Devemos nos manter convictos nos ensinos bíblicos e, assim, manter em mente a crença fundamental 14 dos adventistas: “Em Cristo somos uma nova criação; distinções de raça, cultura e nacionalidade, e diferença entre altos e baixos, ricos e pobres, homens e mulheres não devem ser dissensões entre nós. Todos somos iguais em Cristo, o qual por um só Espírito nos uniu em comunhão com Ele e uns com os outros; devemos servir e ser servidos sem parcialidade ou restrição”. Sendo uma crença básica para qualquer adventista, a responsabilidade pela ordenação de pastoras não deve ser atribuída apenas à liderança – que até o momento inviabiliza os processos –, mas deve ser entregue às mãos da membresia nas comissões ministeriais.

Notas:

1. A Licença Ministerial é concedida a pessoas que estão iniciando o ministério para desenvolver seu dom ministerial, sendo autorizadas a ajudar em “todas as atividades da igreja”, incluindo pregação, evangelismo e ações missionárias. Em alguns casos se faz necessário que a ministra ou ministro seja ordenada ou ordenado ao ancionato, sendo limitada a executar suas funções na igreja à qual foi designada ou designado. A Credencial Ministerial Comissionada é concedida, embora não haja determinações de gênero, quase exclusivamente a ministras, após atingir seu tempo de confirmação do chamado; sua atuação é restrita ao campo que lhe concedeu o chamado. A Credencial Ministerial é concedida quase exclusivamente a homens, mas tem prestígio mundial, ou seja, permite atuar em qualquer IASD no mundo. Ministras e ministros licenciados, comissionados ou ordenados podem ministrar santas ceias, batismos, casamentos, dirigir comissões, entre outras funções ministeriais. A Credencial Ministerial permite que o ministro realize a abertura, o fechamento e/ou a união de igrejas, e, por ser ordenado, é responsável por ordenar anciãs e anciãos, diaconisas e diáconos locais. A credencial ministerial assume caráter político em 2005, quando a função do presidente de campo (Associação/Missão local, União, Divisão e Associação Geral) se torna restrita a quem tem esse tipo de credencial; ou seja, exclusivamente homens.
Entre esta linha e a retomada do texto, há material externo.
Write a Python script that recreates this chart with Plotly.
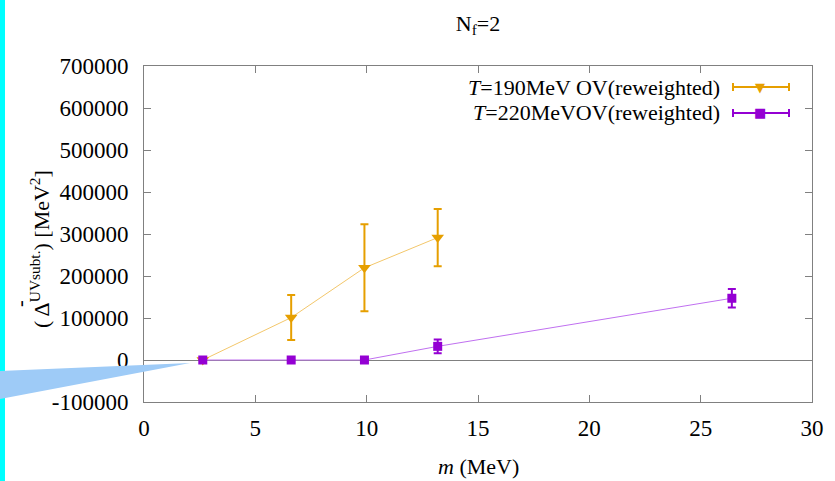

2. Records Pertaining to Ellen G. White’s Ministerial/Ordination Credentials. Disponível em: https://whiteestate.org/legacy/issues-egw_credentials-bio-htm/ Acessado em: 15 nov. 2022

3. FERREIRA, B.; PEREIRA, L.; NOVAES, A.; FOLLIS, R.; DIAS, M. O crescimento do reino: desafios demográficos para o adventismo brasileiro. In: FOLLIS, R.; NOVAES, A.; DIAS, M. (Orgs.). Sociologia e Adventismo: Desafios brasileiros para a missão. Engenheiro Coelho: Unaspress, 2015, p. 114.